►

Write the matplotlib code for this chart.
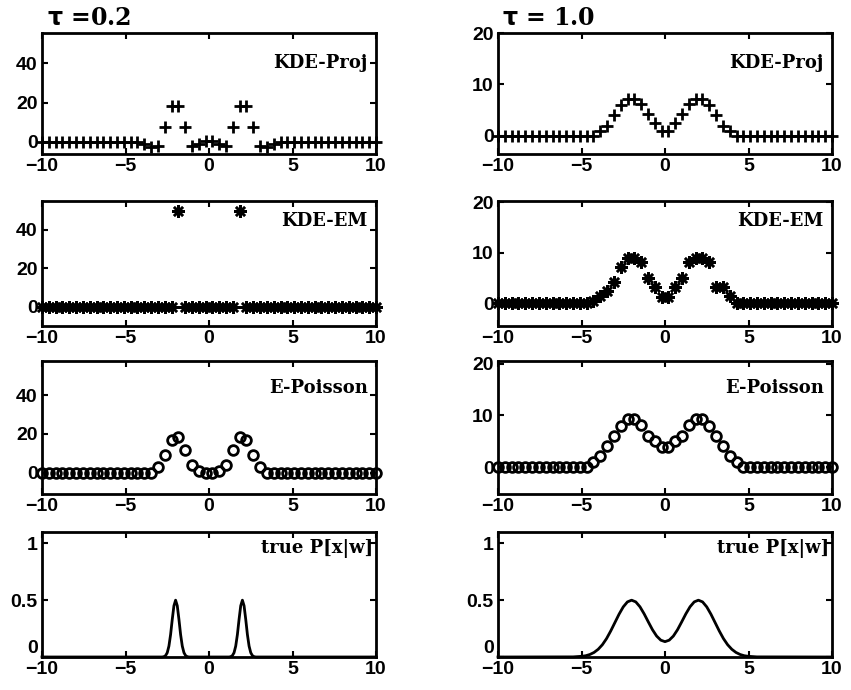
import matplotlib.pyplot as plt
import numpy as np

# sample grid used by all the estimates (50 points from -10 to 10)
x_grid = np.linspace(-10, 10, 50)

proj_02 = [0]*15 + [-1, -2.5, -2, 7.5, 18, 18, 7.5, -2, -1, 0.5,
                    0.5, -1, -2, 7.5, 18, 18, 7.5, -2, -2.5, -1] + [0]*15
em_02 = [0]*20 + [50] + [0]*8 + [50] + [0]*20
pois_02 = [0]*17 + [3, 9, 17, 18.3, 11.5, 4, 1, 0,
                    0, 1, 4, 11.5, 18.3, 17, 9, 3] + [0]*17

proj_10 = [0]*15 + [1, 2, 4, 6, 7.2, 7.2, 6.2, 4.2, 2.5, 1,
                    1, 2.5, 4.2, 6.2, 7.2, 7.2, 6, 4, 2, 1] + [0]*15
em_10 = [0]*14 + [0.5, 1.5, 2.5, 4.2, 7.2, 9, 9, 8.2, 5, 3.2, 1.2,
                  1.2, 3.2, 5, 8.2, 9, 9, 8.2, 3.2, 3.2, 1.5] + [0]*15
pois_10 = [0]*14 + [1, 2.2, 4, 6, 8, 9.2, 9.2, 8.2, 6, 5, 3.9,
                    3.9, 5, 6, 8.2, 9.2, 9.2, 8, 6, 4, 2.2, 1] + [0]*14

# true density, tau = 0.2 (narrow peaks)
true02_x = [-10, -2.8, -2.7, -2.6, -2.5, -2.4, -2.3, -2.2, -2.1, -2.0, -1.9, -1.8,
            -1.7, -1.6, -1.5, -1.4, -1.3, -1.2,
            1.2, 1.3, 1.4, 1.5, 1.6, 1.7, 1.8, 1.9, 2.0, 2.1, 2.2, 2.3, 2.4,
            2.5, 2.6, 2.7, 2.8, 10]
true02_y = [0, 0, 0.003, 0.012, 0.038, 0.096, 0.197, 0.331, 0.451, 0.5, 0.451, 0.331,
            0.197, 0.096, 0.038, 0.012, 0.003, 0,
            0, 0.003, 0.012, 0.038, 0.096, 0.197, 0.331, 0.451, 0.5, 0.451, 0.331, 0.197, 0.096,
            0.038, 0.012, 0.003, 0, 0]
# true density, tau = 1.0
true10_x = [-10, -5.5, -5, -4.75, -4.5, -4.25, -4, -3.75, -3.5, -3.25, -3, -2.75,
            -2.5, -2.25, -2, -1.75, -1.5, -1.25, -1, -0.75, -0.5, -0.25, 0,
            0.25, 0.5, 0.75, 1, 1.25, 1.5, 1.75, 2, 2.25, 2.5, 2.75, 3, 3.25,
            3.5, 3.75, 4, 4.25, 4.5, 4.75, 5, 5.5, 10]
true10_y = [0, 0.001, 0.006, 0.011, 0.022, 0.040, 0.068, 0.108, 0.162, 0.229, 0.303, 0.377,
            0.441, 0.485, 0.5, 0.485, 0.442, 0.380, 0.309, 0.240, 0.184, 0.148, 0.135,
            0.148, 0.184, 0.240, 0.309, 0.380, 0.442, 0.485, 0.5, 0.485, 0.441, 0.377, 0.303, 0.229,
            0.162, 0.108, 0.068, 0.040, 0.022, 0.011, 0.006, 0.001, 0]

W, H = 851, 690
fig = plt.figure(figsize=(W/100, H/100), dpi=100)

cols = [42, 498]
rows = [(33, 154), (201, 326), (361, 494), (532, 657)]
aw = 334
# y ranges per panel (left column, right column)
ylims = [[(-6.3, 55.5), (-3.5, 20)],
         [(-10, 55), (-4.5, 20.2)],
         [(-11, 57.7), (-5.2, 20.5)]]
label_dy = [30, 20, 27]   # label distance below the top of the box, px

def make_ax(c, r):
    top, bot = rows[r]
    ax = fig.add_axes([cols[c]/W, 1 - bot/H, aw/W, (bot - top)/H])
    for s in ax.spines.values():
        s.set_linewidth(2)
    ax.tick_params(direction='in', length=4, width=1.5, top=True, right=True,
                   labelsize=14, pad=3)
    ax.set_xlim(-10, 10)
    ax.set_xticks([-10, -5, 0, 5, 10])
    return ax

def boldticks(ax):
    for lab in ax.get_xticklabels() + ax.get_yticklabels():
        lab.set_fontweight('bold')
        lab.set_family('Liberation Sans')

lab_kw = dict(ha='right', va='center', fontsize=13, fontweight='bold', family='DejaVu Serif')

series = [(proj_02, proj_10, '+', 'KDE-Proj'),
          (em_02, em_10, (8, 2, 0), 'KDE-EM'),
          (pois_02, pois_10, 'o', 'E-Poisson')]

for r, (left, right, mk, name) in enumerate(series):
    for c, data in enumerate([left, right]):
        ax = make_ax(c, r)
        if mk == 'o':
            ax.plot(x_grid, data, linestyle='none', marker='o', ms=7, mfc='none',
                    mec='black', mew=2, clip_on=False)
        elif mk == '+':
            ax.plot(x_grid, data, linestyle='none', marker='+', ms=8.5, color='black',
                    mew=2, clip_on=False)
        else:
            ax.plot(x_grid, data, linestyle='none', marker=mk, ms=9, color='black',
                    mew=1.8, clip_on=False)
        ax.set_ylim(*ylims[r][c])
        ax.set_yticks([0, 20, 40] if c == 0 else [0, 10, 20])
        top, bot = rows[r]
        ax.text(0.975, 1 - label_dy[r]/(bot - top), name, transform=ax.transAxes, **lab_kw)
        boldticks(ax)

for c, (tx, ty) in enumerate([(true02_x, true02_y), (true10_x, true10_y)]):
    ax = make_ax(c, 3)
    ax.plot(tx, ty, color='black', linewidth=2, clip_on=False)
    ax.set_ylim(0, 1.1)
    ax.set_yticks([0, 0.5, 1])
    ax.set_yticklabels(['0', '0.5', '1'])
    ax.get_yticklabels()[0].set_va('bottom')
    ax.text(0.99, 0.87, 'true P[x|w]', transform=ax.transAxes, **lab_kw)
    boldticks(ax)

fig.text(47/W, 1 - 18/H, r'$\mathbf{\tau}$ =0.2', fontsize=17, fontweight='bold',
         family='DejaVu Serif', va='center')
fig.text(502/W, 1 - 18/H, r'$\mathbf{\tau}$ = 1.0', fontsize=17, fontweight='bold',
         family='DejaVu Serif', va='center')

fig.savefig('out.png', dpi=100)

◄

**What is needed**. Reproduce each line word for word and drop the pictures.

**Full solution**.
Write the matplotlib code for this chart.
import matplotlib.pyplot as plt
import numpy as np

# sample grid used by all the estimates (50 points from -10 to 10)
x_grid = np.linspace(-10, 10, 50)

proj_02 = [0]*15 + [-1, -2.5, -2, 7.5, 18, 18, 7.5, -2, -1, 0.5,
                    0.5, -1, -2, 7.5, 18, 18, 7.5, -2, -2.5, -1] + [0]*15
em_02 = [0]*20 + [50] + [0]*8 + [50] + [0]*20
pois_02 = [0]*17 + [3, 9, 17, 18.3, 11.5, 4, 1, 0,
                    0, 1, 4, 11.5, 18.3, 17, 9, 3] + [0]*17

proj_10 = [0]*15 + [1, 2, 4, 6, 7.2, 7.2, 6.2, 4.2, 2.5, 1,
                    1, 2.5, 4.2, 6.2, 7.2, 7.2, 6, 4, 2, 1] + [0]*15
em_10 = [0]*14 + [0.5, 1.5, 2.5, 4.2, 7.2, 9, 9, 8.2, 5, 3.2, 1.2,
                  1.2, 3.2, 5, 8.2, 9, 9, 8.2, 3.2, 3.2, 1.5] + [0]*15
pois_10 = [0]*14 + [1, 2.2, 4, 6, 8, 9.2, 9.2, 8.2, 6, 5, 3.9,
                    3.9, 5, 6, 8.2, 9.2, 9.2, 8, 6, 4, 2.2, 1] + [0]*14

# true density, tau = 0.2 (narrow peaks)
true02_x = [-10, -2.8, -2.7, -2.6, -2.5, -2.4, -2.3, -2.2, -2.1, -2.0, -1.9, -1.8,
            -1.7, -1.6, -1.5, -1.4, -1.3, -1.2,
            1.2, 1.3, 1.4, 1.5, 1.6, 1.7, 1.8, 1.9, 2.0, 2.1, 2.2, 2.3, 2.4,
            2.5, 2.6, 2.7, 2.8, 10]
true02_y = [0, 0, 0.003, 0.012, 0.038, 0.096, 0.197, 0.331, 0.451, 0.5, 0.451, 0.331,
            0.197, 0.096, 0.038, 0.012, 0.003, 0,
            0, 0.003, 0.012, 0.038, 0.096, 0.197, 0.331, 0.451, 0.5, 0.451, 0.331, 0.197, 0.096,
            0.038, 0.012, 0.003, 0, 0]
# true density, tau = 1.0
true10_x = [-10, -5.5, -5, -4.75, -4.5, -4.25, -4, -3.75, -3.5, -3.25, -3, -2.75,
            -2.5, -2.25, -2, -1.75, -1.5, -1.25, -1, -0.75, -0.5, -0.25, 0,
            0.25, 0.5, 0.75, 1, 1.25, 1.5, 1.75, 2, 2.25, 2.5, 2.75, 3, 3.25,
            3.5, 3.75, 4, 4.25, 4.5, 4.75, 5, 5.5, 10]
true10_y = [0, 0.001, 0.006, 0.011, 0.022, 0.040, 0.068, 0.108, 0.162, 0.229, 0.303, 0.377,
            0.441, 0.485, 0.5, 0.485, 0.442, 0.380, 0.309, 0.240, 0.184, 0.148, 0.135,
            0.148, 0.184, 0.240, 0.309, 0.380, 0.442, 0.485, 0.5, 0.485, 0.441, 0.377, 0.303, 0.229,
            0.162, 0.108, 0.068, 0.040, 0.022, 0.011, 0.006, 0.001, 0]

W, H = 851, 690
fig = plt.figure(figsize=(W/100, H/100), dpi=100)

cols = [42, 498]
rows = [(33, 154), (201, 326), (361, 494), (532, 657)]
aw = 334
# y ranges per panel (left column, right column)
ylims = [[(-6.3, 55.5), (-3.5, 20)],
         [(-10, 55), (-4.5, 20.2)],
         [(-11, 57.7), (-5.2, 20.5)]]
label_dy = [30, 20, 27]   # label distance below the top of the box, px

def make_ax(c, r):
    top, bot = rows[r]
    ax = fig.add_axes([cols[c]/W, 1 - bot/H, aw/W, (bot - top)/H])
    for s in ax.spines.values():
        s.set_linewidth(2)
    ax.tick_params(direction='in', length=4, width=1.5, top=True, right=True,
                   labelsize=14, pad=3)
    ax.set_xlim(-10, 10)
    ax.set_xticks([-10, -5, 0, 5, 10])
    return ax

def boldticks(ax):
    for lab in ax.get_xticklabels() + ax.get_yticklabels():
        lab.set_fontweight('bold')
        lab.set_family('Liberation Sans')

lab_kw = dict(ha='right', va='center', fontsize=13, fontweight='bold', family='DejaVu Serif')

series = [(proj_02, proj_10, '+', 'KDE-Proj'),
          (em_02, em_10, (8, 2, 0), 'KDE-EM'),
          (pois_02, pois_10, 'o', 'E-Poisson')]

for r, (left, right, mk, name) in enumerate(series):
    for c, data in enumerate([left, right]):
        ax = make_ax(c, r)
        if mk == 'o':
            ax.plot(x_grid, data, linestyle='none', marker='o', ms=7, mfc='none',
                    mec='black', mew=2, clip_on=False)
        elif mk == '+':
            ax.plot(x_grid, data, linestyle='none', marker='+', ms=8.5, color='black',
                    mew=2, clip_on=False)
        else:
            ax.plot(x_grid, data, linestyle='none', marker=mk, ms=9, color='black',
                    mew=1.8, clip_on=False)
        ax.set_ylim(*ylims[r][c])
        ax.set_yticks([0, 20, 40] if c == 0 else [0, 10, 20])
        top, bot = rows[r]
        ax.text(0.975, 1 - label_dy[r]/(bot - top), name, transform=ax.transAxes, **lab_kw)
        boldticks(ax)

for c, (tx, ty) in enumerate([(true02_x, true02_y), (true10_x, true10_y)]):
    ax = make_ax(c, 3)
    ax.plot(tx, ty, color='black', linewidth=2, clip_on=False)
    ax.set_ylim(0, 1.1)
    ax.set_yticks([0, 0.5, 1])
    ax.set_yticklabels(['0', '0.5', '1'])
    ax.get_yticklabels()[0].set_va('bottom')
    ax.text(0.99, 0.87, 'true P[x|w]', transform=ax.transAxes, **lab_kw)
    boldticks(ax)

fig.text(47/W, 1 - 18/H, r'$\mathbf{\tau}$ =0.2', fontsize=17, fontweight='bold',
         family='DejaVu Serif', va='center')
fig.text(502/W, 1 - 18/H, r'$\mathbf{\tau}$ = 1.0', fontsize=17, fontweight='bold',
         family='DejaVu Serif', va='center')

fig.savefig('out.png', dpi=100)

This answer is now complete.